While Alice still has most of her marbles she tries to prepare for the time when she will not be able to look after herself. Under the pretence that she is looking for a place for her father she visits a retirement home which specialises in dementia cases to get an idea of what the future will hold and comes away dismayed by what she sees, a host of people defrocked of their dignity and purpose. Perhaps prompted by this dismal future she leaves a message for herself on her computer giving her future self instructions about what to do when she can no longer answer questions such as “Who is your eldest daughter?” These instructions consist of telling her where to find a bottle of pills (which will kill her if they are all taken in one go) and to swallow the lot.

As her state worsens Alice forgets the recording giving her the instructions to kill her self, but inadvertently clicks on the computer file containing it when she is already well advanced in the decline of her mental powers. She makes several abortive starts to find the pills because she keeps forgetting the instructions to find them. Eventually Alice finds the bottle, but just as she is about to take the pills someone returns to the house and the sound of them causes her to spill them onto the floor. The interruption causes her to forget why she was holding the pills and her chance of escape from an increasingly undignified existence is lost without her even knowing that it existed.

Alice’s family are not outrageously unsympathetic, but most of them display a greater concern for their own lives which leads them to behave selfishly in the face of   Alice’s growing needs. Her husband John, a medical research scientist is negotiating a deal with the Mayo Clinic and eventually leaves his wife to take up a post a couple of hundred miles away, the elder daughter Anna is preoccupied with her pregnancy and the youngest daughter Lydia displays the selfishness and lack of patience of a moody teenager, although in the end she returns to look after her mother.

The acting is uniformly good with Moore unreservedly first rate in her portrayal of someone shrinking from a confident adulthood to something less than a child. Just by her facial expressions she manages to give the impression as the film progresses of a mind becoming less and less functional until at the end there is little left other than vacancy. It is a remarkable feat of acting.

It might be objected that by concentrating on a high performing individual the film misrepresents, even in a strange way glamorises Alzheimer’s, because someone like Alice seems to have more to lose than most dementia sufferers, her diminishing to be of greater consequence. This strikes me as a complaint without substance. It is true that the vast majority of Alzheimer’s patients will be people without any special intellectual distinction and perhaps the classic patient will be someone who is poor with little education, but there are plenty of people in Alice’s situation, Iris Murdoch being a recent famous example. Alice is not an anomaly in the world of Alzheimer’s. Moreover, perhaps there is something more tragic about someone like Alice because she has a dimension to lose in addition to that of the common run of humanity.

If the film has a weakness it is the heavy handed over egging of the poignancy of Alice’s situation.

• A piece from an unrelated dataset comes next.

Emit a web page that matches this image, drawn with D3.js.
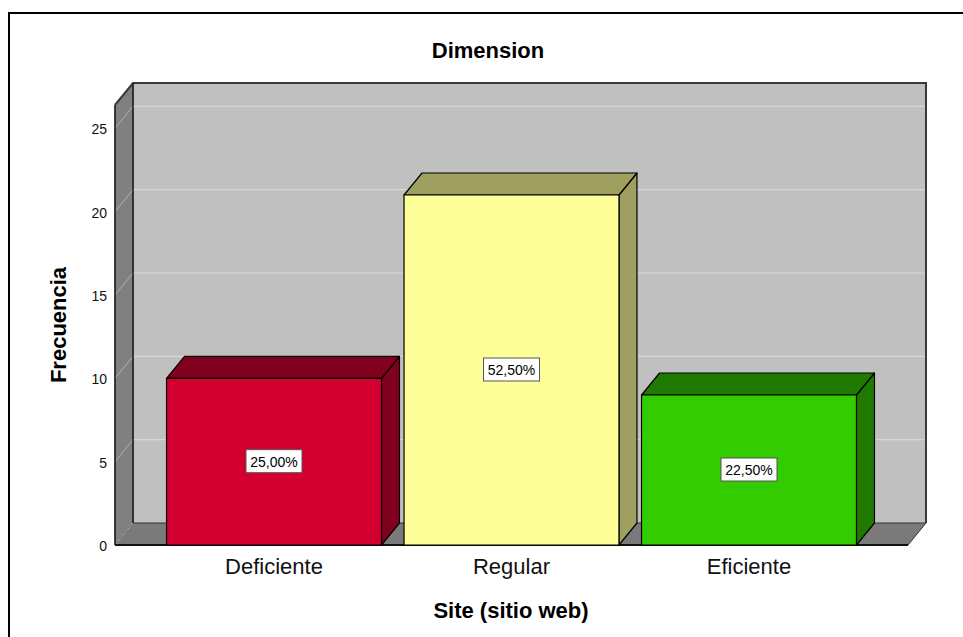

Her background story is just too facile, containing as it does the grand and obvious irony that someone who knows so much about the workings of language is being stripped of that knowledge and in the end of language itself. I think it would have been better if she had been an historian. The irony of her position would have still been telling but more subtle and probably more apt, because she would have been a woman whose life involved knowing a great deal of the past having that knowledge eroded to nothing.

Then there is the making of the disease Alice carries hereditary. Alzheimer’s can be inherited but the odds in real life are very much against it, with perhaps 5% of cases involving heredity. By introducing the chance of the disease being carried by the children the focus is unnecessarily moved away from Alice’s plight that is all that really matters here.

But these are quibbles when placed in the context of the general excellence of the film.